By incorporating this valuable feedback, we were able to significantly improve the user experience and meet expectations more closely, demonstrating our commitment to a user-centered design approach.

The Wider Skillset: Beyond App Design

Wearing Many Hats

Beyond design and product development, I’ve extended my role into realms like marketing and sales, website development, and social media strategy. This holistic approach has provided a more rounded view of the business and has been an invaluable learning experience.

Web Presence: More Than a Landing Page

In anticipation of our launch, I crafted an interactive landing page using WordPress and Elementor. It serves not only as an aesthetic extension of our brand but also as an engaging prelude to the app we are about to release.

Final Notes

What Have I Learned?

This project has been a lesson in the value of iterative design and continuous user feedback. It has taught me the importance of aligning a product’s UI/UX design with the mental models of its target audience. Furthermore, I’ve gained valuable insights into balancing aesthetics with functionality, particularly in designing the app’s calendar view and artist selection process. Overall, the project has expanded my skill set and further emphasized the importance of interdisciplinary collaboration for achieving a comprehensive and well-executed product design.

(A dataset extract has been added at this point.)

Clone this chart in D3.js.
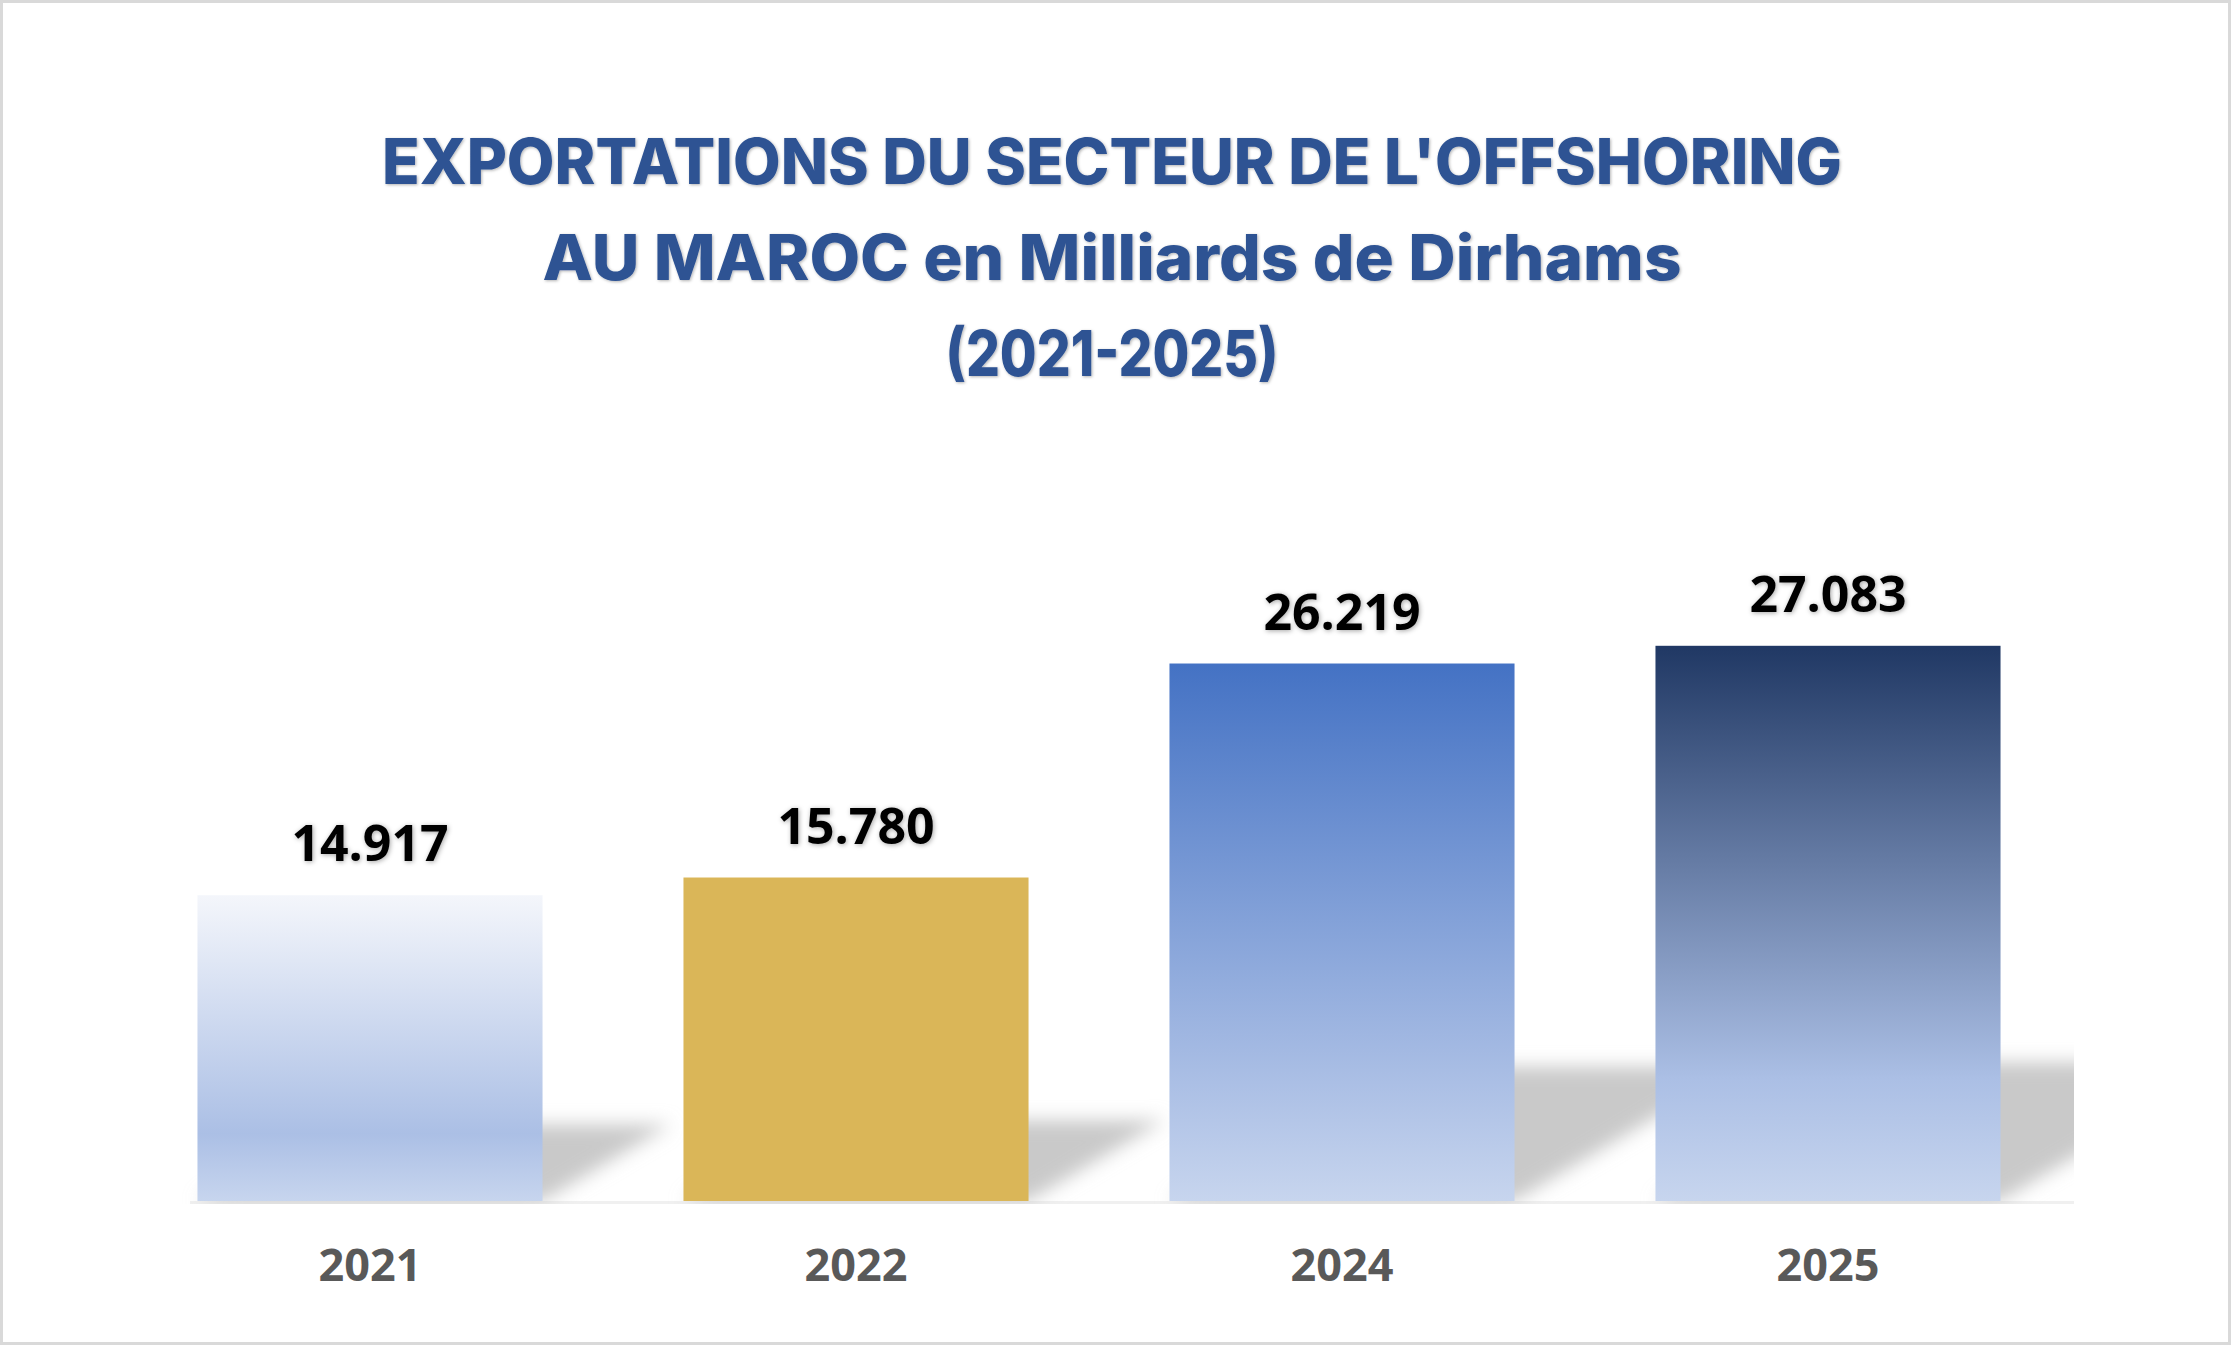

The Festivawl project demonstrates the power of design thinking in solving a common pain point in the festival-going experience. By centralizing information and standardizing UI across multiple festivals, the app has not only enhanced user experience but also provided a viable, scalable solution for festival organizers. Through its development, we’ve navigated the complexities of integrating diverse event data into a single, user-friendly calendar view, emphasizing the importance of design in creating effective, intuitive user interfaces.